Тряся головой, отец бормотал себе под нос:
— Где он сейчас, скажите на милость? А? Умер! И останется мертвым. Мария не была девственницей. Иосифа едва не прикончили за то, что он ее совратил и не хотел жениться. Нет никакого спасения. Мы просто умираем. Богачи поклоняются деньгам, а бедняки — Иисусу. Это все, что у них есть. Тупые нищие ублюдки! Только лицемеры дарят подарки! А я не такой.
Отец поглядел на Лонни, сидевшую спереди, потом перевел взгляд назад — на нас с Сэмом и Салли.
— И не вздумайте говорить матери, что она вернется домой — потому что она не вернется.
У меня внутри все сжалось. Я уже и не помнил, когда не испытывал постоянный ужас и у меня не потели ладони.
Может, подарки не делают людей лучше, но мне они все равно нравятся. Нравится делать в школе всякие поделки для родных. Я вспомнил, как мы смотрели с директором финал Мировой серии по бейсболу, а потом — как я отплатил маме за ее заботу, издеваясь над ней. Как мне может быть хорошо, если ей плохо?

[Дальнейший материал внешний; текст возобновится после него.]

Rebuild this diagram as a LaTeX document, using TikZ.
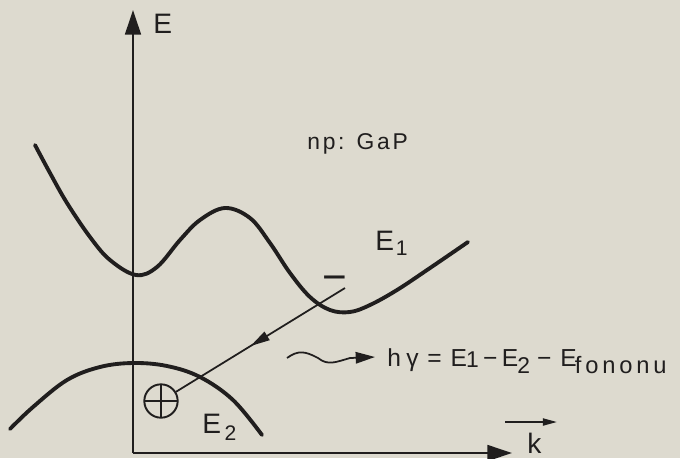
\documentclass[tikz,border=0pt]{standalone}
\usepackage{fontspec}
\setmainfont{Liberation Sans}
\newfontfamily\wide{Liberation Sans}[LetterSpace=12]
\newfontfamily\wider{Liberation Sans}[LetterSpace=16]
\usetikzlibrary{arrows.meta,decorations.markings}
\definecolor{paper}{RGB}{221,218,207}
\definecolor{ink}{RGB}{32,30,30}
\newcommand\lowsub[3][13]{\raisebox{-#2}{\fontsize{#1}{#1}\selectfont #3}}
\begin{document}
\begin{tikzpicture}[x=0.02cm,y=-0.02cm,
	band/.style={ ink, line width=2.2pt, line cap=round },
	axis/.style={ ink, line width=1.3pt, -{Triangle[length=14pt,width=9pt]} },
	lbl/.style={ ink, inner sep=0pt, anchor=base west, font=\fontsize{16}{18}\selectfont },
	hole/.style={ circle, draw=ink, line width=1.1pt, inner sep=0pt, minimum size=19pt,
		path picture={ \draw[ink, line width=1.1pt] (path picture bounding box.north) -- (path picture bounding box.south)
			(path picture bounding box.west) -- (path picture bounding box.east); } },
	recomb/.style={ ink, line width=1pt, postaction=decorate,
		decoration={ markings, mark=at position 0.56 with {\arrow{Triangle[length=11pt,width=5.5pt]}} } }
]
\fill[paper] (0,0) rectangle (680,458);
\useasboundingbox (0,0) rectangle (680,458);

% axes
\coordinate (orig) at (133,453);
\coordinate (etop) at (133,10);
\coordinate (kend) at (512,453);
\draw[axis] (orig) -- (etop);
\draw[axis] (orig) -- (kend);
\node[lbl] (elab) at (153,33) {E};
\node[lbl] (klab) at (527,453) {k};
\coordinate (kvs) at (505,422);
\coordinate (kve) at (557,422);
\draw[ink, line width=1pt, -{Triangle[length=8pt,width=4pt]}] (kvs) -- (kve);

% bands
\draw[band] plot[smooth, tension=0.6] coordinates {(35,145) (50,173) (67,203) (90,237) (110,260) (136,275)
	(157,267) (180,240) (200,220) (225,208) (250,218) (270,243) (290,273) (310,297) (330,310)
	(350,312) (370,305) (397,290) (430,268) (468,242)};
\draw[band] plot[smooth, tension=0.6] coordinates {(10,429) (33,407) (67,380) (100,367) (133,363)
	(167,366) (200,377) (233,400) (262,435)};
\node[lbl] (eone) at (375,250) {E\hspace{1pt}\lowsub[12]{3pt}{1}};
\node[lbl] (etwo) at (202,433) {E\hspace{2pt}\lowsub[12]{4pt}{2}};
\node[lbl, font=\wide\fontsize{13}{15}\selectfont] (mat) at (307,149) {np: GaP};

% carriers and recombination
\node[ink, inner sep=0pt, font=\fontsize{24}{24}\selectfont] (elec) at (335,284) {−};
\node[hole] (hole) at (161,401) {};
\coordinate (etail) at (345,288);
\draw[recomb] (etail) -- (hole);

% emitted photon
\node[lbl, font=\fontsize{14}{16}\selectfont] (photon) at (387,366)
	{h\hspace{3pt}γ\hspace{5pt}=\hspace{5pt}E\hspace{-0.5pt}\lowsub{1pt}{1}\hspace{2.5pt}−\hspace{2.5pt}E\hspace{-0.5pt}\lowsub{4.5pt}{2}\hspace{4pt}−\hspace{5pt}E\hspace{-1pt}\lowsub[13.5]{4pt}{\wider fononu}};
\coordinate (wstart) at (287,358);
\coordinate (wend) at (375,357);
\draw[ink, line width=1pt, -{Triangle[length=11pt,width=6.5pt]}] (wstart)
	.. controls (298,350) and (305,351) .. (318,358)
	.. controls (328,366) and (336,362) .. (350,358) -- (wend);

\end{tikzpicture}
\end{document}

Спустя два долгих часа мы подъехали к психиатрическому госпиталю Назарет, трехэтажному зданию в десяти милях от Альбукерке на Змеином холме. Пока мы шли ко входу, с неба на нас сыпались снежинки. Я взял со стенда брошюрку — там говорилось, что госпиталь держат монахини-доминиканки и он специализируется на психодраме. Я не знал, что это означает, но слово мне совсем не понравилось.
Мы последовали за отцом по уютному холлу, где стояла небольшая искусственная елка, украшенная огоньками. Игрушки — леденцовые тросточки, Санта-Клаусы и олени — свисали с ветвей, а внизу аккуратной пирамидой лежали подарки. Я немного успокоился, удивленный царившими в госпитале тишиной и умиротворением. Но им пришел конец, стоило отцу открыть рот.
Пожилая дама с седыми волосами и в очках, сидевшая за стойкой, спросила нас:
— К кому вы приехали?
— К Тельме-Лу Кроу, — ответил отец. — Она в отделении для психов.
— Мы не используем здесь таких слов, сэр, — заметила медсестра, перебирая бумаги у себя на столе.
— Предпочитаете «дурдом»?
Женщина проигнорировала его.
— Посещения разрешены до девяти, — сказала она, бросая взгляд на часы. — У вас только тридцать минут.
Отец ухмыльнулся:
— Мы не задержимся ни секундой дольше.
Женщина подняла телефонную трубку, но он продолжал говорить:
— Похоже, тут не все дома не только у пациентов, но и у персонала.
Медсестра поправила на переносице очки.